The Pew Forum on Religion & Public Life has published extensive results of its U.S. Religious Landscape Survey. I’ll review some of the highlights.
Colorado has fewer Evangelical Protestants than the national average, at 23 versus 26 percent. We have fewer Catholics, at 19 versus 24 percent. And we have more unaffiliated people at 25 versus 16 percent. That helps explain the Interior West mindset of wanting to maintain church and state separation. Notably, Affiliations does not list atheist or nonreligious, so presumably the 16 percent Unaffiliated category includes the nonreligious.
While a stunning 33 percent of the nation believes the Bible is literally true and the Word of God, 59 percent of Evangelicals think so. Evangelicals are topped only by Historically Black Churches at 62 percent. Notably, this is higher than the figure for Muslims (for Scripture), at 50 percent.
Meanwhile, 28 percent of the nation think Scripture is “written by men, not the word of God.” Seven percent of Evangelicals think so. Bringing up the average include Other Christians at 44 percent, Jews at 53 percent, Buddhists at 67 percent, and the Unaffiliated at 64 percent.
On abortion, a third of Evangelicals think abortion should be legal in all or most cases.
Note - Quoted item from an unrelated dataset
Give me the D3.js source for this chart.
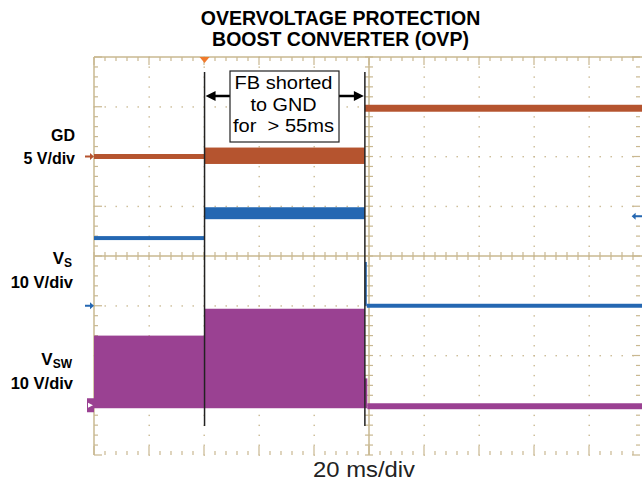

The figure is 62 percent for Mainline Churches, 48 percent for Catholics, 75 percent for Other Christians, 84 percent for Jews, 70 percent for the Unaffiliated.
Those who want “Smaller government, fewer [tax-funded] services” break the halfway point for Mainline Churches at 51 percent and Mormons at 56 percent. (I object to the phrasing of the question, because lower taxes mean more free-market services.) Those who want “Bigger government, more [tax-funded] services” include Historically Black Churches at 72 percent, Muslims at 70 percent, Catholics at 51 percent, the Unaffiliated at 48 percent, and Evangelicals at 41 percent.
The national figures for smaller versus bigger government are 43 to 46 percent, figures that should make Obama glow.